Clearing Sawdust from Hole-Saw Teeth
To help keep a hole saw cooler and cutting effectively, it’s important to keep the gullets of the serrated teeth clear of sawdust. For years, I would stop the drill motor, pull the hole saw out of the object I was drilling, and attempt to clear the sawdust from the teeth using a gloved hand or a wire brush. As it turned out, the solution had been right under my fingertips the whole time. Now, I merely reverse the rotation of the hole saw while it’s still positioned inside the groove; this action clears all the packed sawdust from the teeth. If I do this often during a cut, I can keep the blade temperature low and prevent the sawdust from sticking to the sidewalls of the hole-saw blade.

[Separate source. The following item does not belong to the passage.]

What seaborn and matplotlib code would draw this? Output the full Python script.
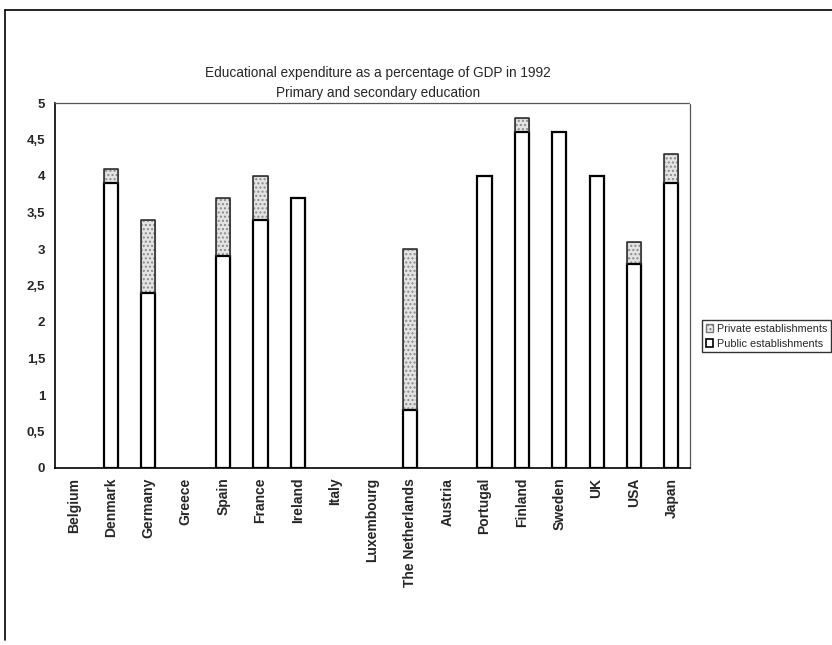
import numpy as np
import pandas as pd
import matplotlib
matplotlib.use("Agg")
import matplotlib.pyplot as plt
import seaborn as sns
from matplotlib.patches import Patch
from matplotlib.lines import Line2D

countries = ["Belgium", "Denmark", "Germany", "Greece", "Spain", "France", "Ireland",
             "Italy", "Luxembourg", "The Netherlands", "Austria", "Portugal", "Finland",
             "Sweden", "UK", "USA", "Japan"]
public = [np.nan, 3.9, 2.4, np.nan, 2.9, 3.4, 3.7, np.nan, np.nan, 0.8, np.nan,
          4.0, 4.6, 4.6, 4.0, 2.8, 3.9]
private = [np.nan, 0.2, 1.0, np.nan, 0.8, 0.6, 0.0, np.nan, np.nan, 2.2, np.nan,
           0.0, 0.2, 0.0, 0.0, 0.3, 0.4]
yticks = [0, 0.5, 1, 1.5, 2, 2.5, 3, 3.5, 4, 4.5, 5]
ytick_labels = ["0", "0,5", "1", "1,5", "2", "2,5", "3", "3,5", "4", "4,5", "5"]

df = pd.DataFrame({"country": countries, "public": public, "private": private})
df["total"] = df["public"] + df["private"]

sns.set_theme(style="white")
plt.rcParams["font.family"] = ["Liberation Sans", "DejaVu Sans"]
plt.rcParams["hatch.linewidth"] = 1.0

fig = plt.figure(figsize=(8.32, 6.45), dpi=100)
ax = fig.add_axes([55 / 832, 1 - 468 / 645, (690 - 55) / 832, (468 - 103) / 645])

bw = 0.38
# full totals first (private share on top), public part overlaid below
sns.barplot(data=df, x="country", y="total", order=countries, ax=ax, width=bw,
            color="#e4e4e4", edgecolor="#8a8a8a", hatch="....", linewidth=0.8,
            saturation=1, errorbar=None)
sns.barplot(data=df, x="country", y="public", order=countries, ax=ax, width=bw,
            color="white", edgecolor="black", linewidth=1.6, saturation=1,
            errorbar=None)
# outline the private segments
for x, (pub, tot) in enumerate(zip(df["public"], df["total"])):
    if np.isfinite(tot) and tot > pub:
        ax.plot([x - bw / 2, x - bw / 2, x + bw / 2, x + bw / 2],
                [pub, tot, tot, pub], color="#333333", lw=1.2, zorder=3)

ax.set_xlim(-0.5, len(countries) - 0.5)
ax.set_ylim(0, 5)
ax.set_yticks(yticks)
ax.set_yticklabels(ytick_labels, fontsize=9.5, fontweight="bold")
ax.set_xticks(range(len(countries)))
ax.set_xticklabels(countries, rotation=90, fontsize=10, fontweight="bold", va="top")
ax.set_xticks(np.arange(-0.5, len(countries)), minor=True)
ax.tick_params(axis="x", which="major", length=0, pad=7)
ax.tick_params(axis="x", which="minor", length=8, width=1, direction="inout", color="black")
ax.tick_params(axis="y", which="major", length=8, width=1, direction="inout", color="black", pad=3)
ax.set_xlabel("")
ax.set_ylabel("")

for side in ["left", "bottom"]:
    ax.spines[side].set_color("black")
    ax.spines[side].set_linewidth(1.2)
for side in ["top", "right"]:
    ax.spines[side].set_color("#555555")
    ax.spines[side].set_linestyle((0, (1, 1)))
    ax.spines[side].set_linewidth(0.9)

fig.text(378 / 832, 1 - 73 / 645, "Educational expenditure as a percentage of GDP in 1992",
         ha="center", va="center", fontsize=9.8)
fig.text(378 / 832, 1 - 93 / 645, "Primary and secondary education",
         ha="center", va="center", fontsize=9.8)

handles = [Patch(facecolor="#eeeeee", edgecolor="#777777", hatch="....", label="Private establishments"),
           Patch(facecolor="white", edgecolor="black", linewidth=1.2, label="Public establishments")]
leg = fig.legend(handles=handles, loc="upper left", bbox_to_anchor=(702 / 832, 1 - 320 / 645),
                 fontsize=7.8, frameon=True, fancybox=False, edgecolor="black",
                 handlelength=0.7, handleheight=0.7, handletextpad=0.3,
                 borderpad=0.35, labelspacing=0.45, borderaxespad=0)
leg.get_frame().set_linewidth(1.0)

# outer frame around the chart
fig.add_artist(Line2D([5 / 832, 5 / 832], [1 - 640 / 645, 1 - 10 / 645],
                      transform=fig.transFigure, color="black", lw=1.2))
fig.add_artist(Line2D([5 / 832, 1.0], [1 - 10 / 645, 1 - 10 / 645],
                      transform=fig.transFigure, color="black", lw=1.2))

fig.savefig("out.png", dpi=100)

My cuts are now faster, and there is little hole-saw cleanup to do when I’m finished.
—David White, Cupertino, CA
Edited by Charles Miller
From Fine Homebuilding #234
What I have also found to be effective is to blow compressed air into the cut. No wood chips will get caught, and the blade will be cool after the cut.
yes, good tip on a drill with reverse which my drill press doesn't have. If I'm making a large hole I drill a smaller hole that intersects the perimeter kerf of the hole saw which collects the saw dust from the hole saw. If I'm making a plug I make the smaller hole on the outside of the kerf. The smaller hole needs to be big enough to collect the saw dust, may need blowing out the saw dust during the cut.